BEGIN RAW DATA

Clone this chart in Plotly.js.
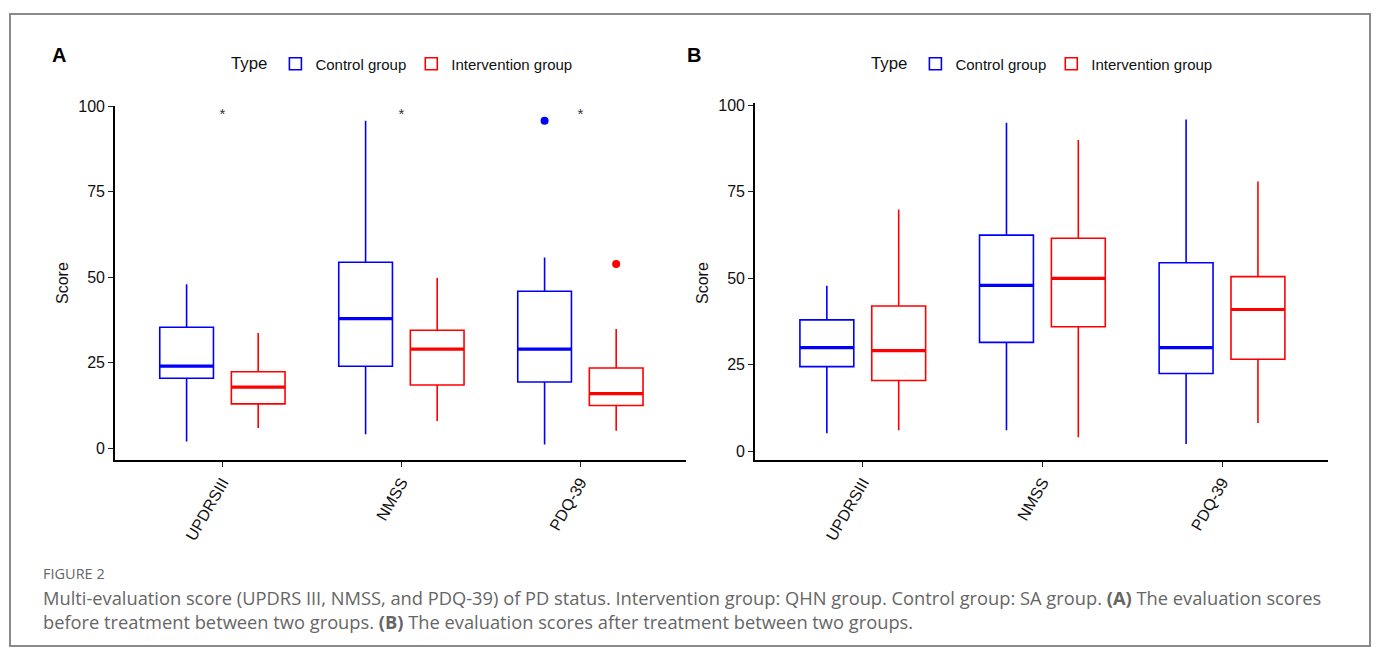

END RAW DATA
BEGIN RAW DATA

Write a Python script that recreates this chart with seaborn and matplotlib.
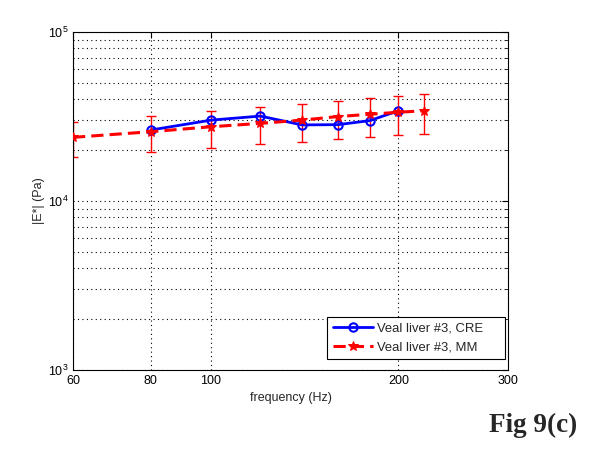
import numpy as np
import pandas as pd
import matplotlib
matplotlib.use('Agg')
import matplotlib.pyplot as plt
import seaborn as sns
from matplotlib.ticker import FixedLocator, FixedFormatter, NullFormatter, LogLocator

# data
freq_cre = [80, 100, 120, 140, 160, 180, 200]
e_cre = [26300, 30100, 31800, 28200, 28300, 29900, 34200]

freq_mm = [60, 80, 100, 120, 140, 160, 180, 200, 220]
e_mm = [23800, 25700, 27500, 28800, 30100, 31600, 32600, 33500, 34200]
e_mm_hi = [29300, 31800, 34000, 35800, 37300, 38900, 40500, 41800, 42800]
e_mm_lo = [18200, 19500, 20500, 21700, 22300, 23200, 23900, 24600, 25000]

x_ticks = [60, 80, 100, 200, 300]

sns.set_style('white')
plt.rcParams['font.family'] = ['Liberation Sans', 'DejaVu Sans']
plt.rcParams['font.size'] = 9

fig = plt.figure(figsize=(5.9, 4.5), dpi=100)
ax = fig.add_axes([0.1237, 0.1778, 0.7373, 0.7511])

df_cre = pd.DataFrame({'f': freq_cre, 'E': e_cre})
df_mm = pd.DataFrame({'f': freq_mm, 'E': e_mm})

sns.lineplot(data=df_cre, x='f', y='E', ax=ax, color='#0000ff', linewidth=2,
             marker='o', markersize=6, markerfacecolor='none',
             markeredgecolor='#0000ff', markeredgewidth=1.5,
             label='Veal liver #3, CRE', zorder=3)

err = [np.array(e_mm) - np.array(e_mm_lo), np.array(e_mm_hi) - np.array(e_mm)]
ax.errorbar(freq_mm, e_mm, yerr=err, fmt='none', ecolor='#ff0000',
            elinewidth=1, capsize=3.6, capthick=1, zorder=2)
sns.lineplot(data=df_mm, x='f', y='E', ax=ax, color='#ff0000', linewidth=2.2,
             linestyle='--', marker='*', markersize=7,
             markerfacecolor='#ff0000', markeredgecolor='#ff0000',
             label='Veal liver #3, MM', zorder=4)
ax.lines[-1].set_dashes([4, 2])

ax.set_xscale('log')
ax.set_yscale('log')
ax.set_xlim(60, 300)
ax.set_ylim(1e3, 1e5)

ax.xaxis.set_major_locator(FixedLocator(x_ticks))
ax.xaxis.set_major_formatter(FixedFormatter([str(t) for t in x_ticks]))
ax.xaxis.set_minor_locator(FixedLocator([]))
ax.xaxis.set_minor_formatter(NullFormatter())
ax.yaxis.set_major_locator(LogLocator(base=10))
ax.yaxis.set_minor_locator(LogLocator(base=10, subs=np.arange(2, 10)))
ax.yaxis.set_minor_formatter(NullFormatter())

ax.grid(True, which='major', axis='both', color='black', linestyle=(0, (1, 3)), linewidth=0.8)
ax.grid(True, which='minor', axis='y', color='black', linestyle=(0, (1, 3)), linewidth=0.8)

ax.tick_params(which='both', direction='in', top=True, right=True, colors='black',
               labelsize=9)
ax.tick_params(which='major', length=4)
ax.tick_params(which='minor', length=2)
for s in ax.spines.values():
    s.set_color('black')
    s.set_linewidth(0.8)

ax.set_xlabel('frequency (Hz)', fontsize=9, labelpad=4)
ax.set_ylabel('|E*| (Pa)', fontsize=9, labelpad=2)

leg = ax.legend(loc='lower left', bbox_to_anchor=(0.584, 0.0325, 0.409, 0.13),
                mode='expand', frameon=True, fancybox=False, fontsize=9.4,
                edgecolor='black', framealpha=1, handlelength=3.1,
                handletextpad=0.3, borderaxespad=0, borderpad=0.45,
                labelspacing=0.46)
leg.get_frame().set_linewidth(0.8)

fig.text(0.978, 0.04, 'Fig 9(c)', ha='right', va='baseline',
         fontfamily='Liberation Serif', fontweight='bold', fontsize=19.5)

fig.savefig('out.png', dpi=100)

END RAW DATA

• **GIVEN INSTRUCTION**: Repeat only the lines from the one with "Write a Python" down to the one with "e_cre = [26300, 30100, 31800, 28200, 28300, 29900, 34200]", word for word and both included, and leave the pictures out.

• **THE RESPONSE**:
Write a Python script that recreates this chart with seaborn and matplotlib.
import numpy as np
import pandas as pd
import matplotlib
matplotlib.use('Agg')
import matplotlib.pyplot as plt
import seaborn as sns
from matplotlib.ticker import FixedLocator, FixedFormatter, NullFormatter, LogLocator

# data
freq_cre = [80, 100, 120, 140, 160, 180, 200]
e_cre = [26300, 30100, 31800, 28200, 28300, 29900, 34200]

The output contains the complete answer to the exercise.